I didn’t really get to the point of talking to anybody about using their material, so I wasn’t assuming anything. It would just follow the mandate of Nog A Dod: focusing on stuff that hadn’t been officially published that I was worried about falling through the cracks. And stuff I saw a thread running through.

    BdR: Would the records pair with certain artists or works? Or would they overlap at the reader/listener’s discretion?

    MB: Oh yeah, I suppose there would be a little overlap in that some of the people who made the music also made or make art. So I was thinking a book and some records. A set.

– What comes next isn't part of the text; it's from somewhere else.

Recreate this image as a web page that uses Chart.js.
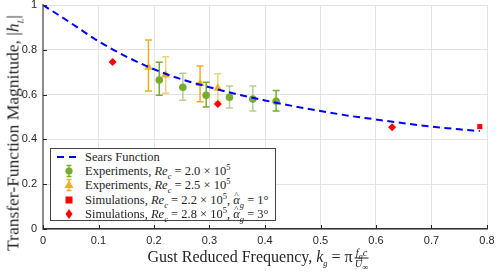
<!DOCTYPE html>
<html>
<head>
<meta charset="utf-8">
<script src="https://cdn.jsdelivr.net/npm/chart.js@4.4.1/dist/chart.umd.min.js"></script>
<style>
  html, body { margin: 0; padding: 0; background: #fff; }
  #wrap { position: relative; width: 498px; height: 274px; }
  .serif { font-family: "Liberation Serif", "DejaVu Serif", serif; color: #262626; }
  #ytitle { position: absolute; left: 13px; top: 133px; width: max-content; transform: translate(-50%, -50%) rotate(-90deg);
            white-space: nowrap; font-size: 17.5px; }
  #xtitle { position: absolute; left: 258px; top: 258px; width: max-content; transform: translate(-50%, -50%);
            white-space: nowrap; font-size: 16px; }
  .frac { display: inline-block; vertical-align: middle; text-align: center; font-size: 10.5px; line-height: 10px; margin-left: 2px; }
  .frac span { display: block; }
  .frac .num { border-bottom: 0.8px solid #262626; padding: 0 1px; }
  #legend { position: absolute; left: 50px; top: 148px; width: 224px; height: 71px;
            border: 1.3px solid #444; background: #fff; font-size: 12.5px; }
  .row { position: absolute; left: 0; height: 14px; line-height: 14px; white-space: nowrap; }
  .row svg { position: absolute; left: 6px; top: 0; }
  .row .txt { position: absolute; left: 34px; top: 0; }
  sub, sup { font-size: 8.5px; line-height: 0; }
  .hat { position: relative; display: inline-block; }
  .hat::before { content: "^"; position: absolute; left: 1px; top: -5px; font-style: normal; font-size: 9px; }
</style>
</head>
<body>
<div id="wrap">
  <canvas id="graphique" width="498" height="274"></canvas>
  <div id="ytitle" class="serif">Transfer-Function Magnitude, |<i>h<sub>L</sub></i>|</div>
  <div id="xtitle" class="serif">Gust Reduced Frequency, <i>k<sub>g</sub></i> = π<span class="frac"><span class="num"><i>f<sub>g</sub>c</i></span><span><i>U</i><sub>∞</sub></span></span></div>
  <div id="legend" class="serif"></div>
</div>
<script>
// Sears function curve
const searsX = [0, 0.05, 0.1, 0.15, 0.2, 0.25, 0.3, 0.35, 0.4, 0.45, 0.5, 0.55, 0.6, 0.65, 0.7, 0.75, 0.787];
const searsY = [1.0, 0.92, 0.838, 0.77, 0.713, 0.668, 0.633, 0.601, 0.574, 0.549, 0.527, 0.506, 0.489, 0.472, 0.457, 0.445, 0.437];

// Experiments, Re_c = 2.0e5
const expAX = [0.2095, 0.252, 0.294, 0.336, 0.378, 0.420];
const expAY = [0.665, 0.633, 0.597, 0.588, 0.580, 0.570];
const expALo = [0.597, 0.575, 0.545, 0.540, 0.527, 0.527];
const expAHi = [0.744, 0.695, 0.655, 0.638, 0.638, 0.618];

// Experiments, Re_c = 2.5e5
const expBX = [0.190, 0.221, 0.283, 0.315];
const expBY = [0.722, 0.688, 0.650, 0.628];
const expBLo = [0.616, 0.606, 0.568, 0.568];
const expBHi = [0.844, 0.769, 0.728, 0.693];

// Simulations
const simAX = [0.787];
const simAY = [0.457];
const simBX = [0.1255, 0.315, 0.629];
const simBY = [0.745, 0.558, 0.454];

const xTicks = [0, 0.1, 0.2, 0.3, 0.4, 0.5, 0.6, 0.7, 0.8];
const yTicks = [0, 0.2, 0.4, 0.6, 0.8, 1];

const legendLabels = [
    'Sears Function',
    'Experiments, <i>Re<sub>c</sub></i> = 2.0 × 10<sup>5</sup>',
    'Experiments, <i>Re<sub>c</sub></i> = 2.5 × 10<sup>5</sup>',
    'Simulations, <i>Re<sub>c</sub></i> = 2.2 × 10<sup>5</sup>, <i><span class="hat">α</span><sub>g</sub></i> = 1°',
    'Simulations, <i>Re<sub>c</sub></i> = 2.8 × 10<sup>5</sup>, <i><span class="hat">α</span><sub>g</sub></i> = 3°'
];

const GREEN = '#77AC30';
const YELLOW = '#EDB120';
const RED = '#FF0000';
const BLUE = '#0000FF';

function points(xs, ys) {
    return xs.map((x, i) => ({ x: x, y: ys[i] }));
}

// error bars, drawn under the markers
const barresErreur = {
    id: 'barresErreur',
    beforeDatasetsDraw(chart) {
        const ctx = chart.ctx;
        const sx = chart.scales.x, sy = chart.scales.y;
        const groupes = [
            { xs: expAX, lo: expALo, hi: expAHi, c: '119,172,48', a: [1, 0.55, 1, 0.55, 0.55, 1] },
            { xs: expBX, lo: expBLo, hi: expBHi, c: '237,177,32', a: [1, 0.6, 1, 0.6] }
        ];
        ctx.save();
        ctx.lineWidth = 1.5;
        groupes.forEach(g => {
            g.xs.forEach((x, i) => {
                const px = sx.getPixelForValue(x);
                const p1 = sy.getPixelForValue(g.lo[i]);
                const p2 = sy.getPixelForValue(g.hi[i]);
                ctx.strokeStyle = 'rgba(' + g.c + ',' + g.a[i] + ')';
                ctx.beginPath();
                ctx.moveTo(px, p1); ctx.lineTo(px, p2);
                ctx.moveTo(px - 3.5, p1); ctx.lineTo(px + 3.5, p1);
                ctx.moveTo(px - 3.5, p2); ctx.lineTo(px + 3.5, p2);
                ctx.stroke();
            });
        });
        ctx.restore();
    },
    afterDraw(chart) {
        // small inward tick marks
        const ctx = chart.ctx;
        const sx = chart.scales.x, sy = chart.scales.y;
        const a = chart.chartArea;
        ctx.save();
        ctx.strokeStyle = '#262626';
        ctx.lineWidth = 1;
        ctx.beginPath();
        xTicks.forEach(t => {
            const px = Math.round(sx.getPixelForValue(t)) + 0.5;
            ctx.moveTo(px, a.bottom); ctx.lineTo(px, a.bottom - 4);
        });
        yTicks.forEach(t => {
            const py = Math.round(sy.getPixelForValue(t)) + 0.5;
            ctx.moveTo(a.left, py); ctx.lineTo(a.left + 4, py);
        });
        ctx.stroke();
        ctx.restore();
    }
};

const canvas = document.getElementById('graphique');
new Chart(canvas.getContext('2d'), {
    type: 'scatter',
    data: {
        datasets: [
            {
                label: 'Sears Function',
                data: points(searsX, searsY),
                showLine: true,
                borderColor: BLUE,
                borderWidth: 2,
                borderDash: [7, 4.5],
                pointRadius: 0,
                cubicInterpolationMode: 'monotone',
                order: 1
            },
            {
                label: 'Experiments 2.0',
                data: points(expAX, expAY),
                pointStyle: 'circle',
                pointRadius: 3.8,
                backgroundColor: GREEN,
                borderColor: GREEN,
                borderWidth: 0,
                order: 2
            },
            {
                label: 'Experiments 2.5',
                data: points(expBX, expBY),
                pointStyle: 'triangle',
                pointRadius: 5,
                backgroundColor: YELLOW,
                borderColor: YELLOW,
                borderWidth: 0,
                order: 2
            },
            {
                label: 'Simulations 2.2',
                data: points(simAX, simAY),
                pointStyle: 'rect',
                pointRadius: 3.6,
                backgroundColor: RED,
                borderColor: RED,
                borderWidth: 0,
                order: 2
            },
            {
                label: 'Simulations 2.8',
                data: points(simBX, simBY),
                pointStyle: 'rectRot',
                pointRadius: 4,
                backgroundColor: RED,
                borderColor: RED,
                borderWidth: 0,
                order: 2
            }
        ]
    },
    options: {
        responsive: false,
        animation: false,
        layout: { padding: { top: 5, right: 11, left: 0, bottom: 0 } },
        plugins: { legend: { display: false }, tooltip: { enabled: false } },
        scales: {
            x: {
                type: 'linear',
                min: 0, max: 0.8,
                afterBuildTicks: s => { s.ticks = xTicks.map(v => ({ value: v })); },
                afterFit: s => { s.height = 45; s.paddingLeft = 0; s.paddingRight = 0; },
                grid: { color: '#e3e3e3', lineWidth: 1, drawTicks: false },
                border: { color: '#333', width: 1.5 },
                ticks: { color: '#262626', padding: 5, font: { family: 'Liberation Sans', size: 11 },
                         callback: v => String(v) }
            },
            y: {
                type: 'linear',
                min: 0, max: 1,
                afterBuildTicks: s => { s.ticks = yTicks.map(v => ({ value: v })); },
                afterFit: s => { s.width = 43; s.paddingTop = 0; s.paddingBottom = 0; },
                grid: { color: '#e3e3e3', lineWidth: 1, drawTicks: false },
                border: { color: '#8c8c8c', width: 2 },
                ticks: { color: '#262626', padding: 6, font: { family: 'Liberation Sans', size: 11 },
                         callback: v => String(v) }
            }
        }
    },
    plugins: [barresErreur]
});

// legend built from the labels
const symboles = [
    '<svg width="26" height="14"><line x1="0" y1="7" x2="24" y2="7" stroke="' + BLUE + '" stroke-width="2" stroke-dasharray="7,5"/></svg>',
    '<svg width="26" height="14"><path d="M12 1.5V12.5M9.5 1.5H14.5M9.5 12.5H14.5" stroke="' + GREEN + '" stroke-width="1.3" fill="none"/><circle cx="12" cy="7" r="3.6" fill="' + GREEN + '"/></svg>',
    '<svg width="26" height="14"><path d="M12 1.5V12.5M9.5 1.5H14.5M9.5 12.5H14.5" stroke="' + YELLOW + '" stroke-width="1.3" fill="none"/><path d="M12 2.5L16.5 10H7.5Z" fill="' + YELLOW + '"/></svg>',
    '<svg width="26" height="14"><rect x="8.5" y="3.5" width="7" height="7" fill="' + RED + '"/></svg>',
    '<svg width="26" height="14"><path d="M12 2L15.5 7L12 12L8.5 7Z" fill="' + RED + '"/></svg>'
];
const legende = document.getElementById('legend');
legendLabels.forEach((lab, i) => {
    const row = document.createElement('div');
    row.className = 'row';
    row.style.top = (1 + i * 14.2) + 'px';
    row.innerHTML = symboles[i] + '<span class="txt">' + lab + '</span>';
    legende.appendChild(row);
});
</script>
</body>
</html>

    BdR: You’ve kindly provided a GIF to close the discussion. Do you have anything to say about it or does it speak for itself?

    MB: I guess it kind of speaks for itself, so we can just let it roll. When I’m colouring I’m saving stages of the process so I don’t lose work if my computer konks out or if I want to go back to a previous state and so I just dumped all that into a GIF file.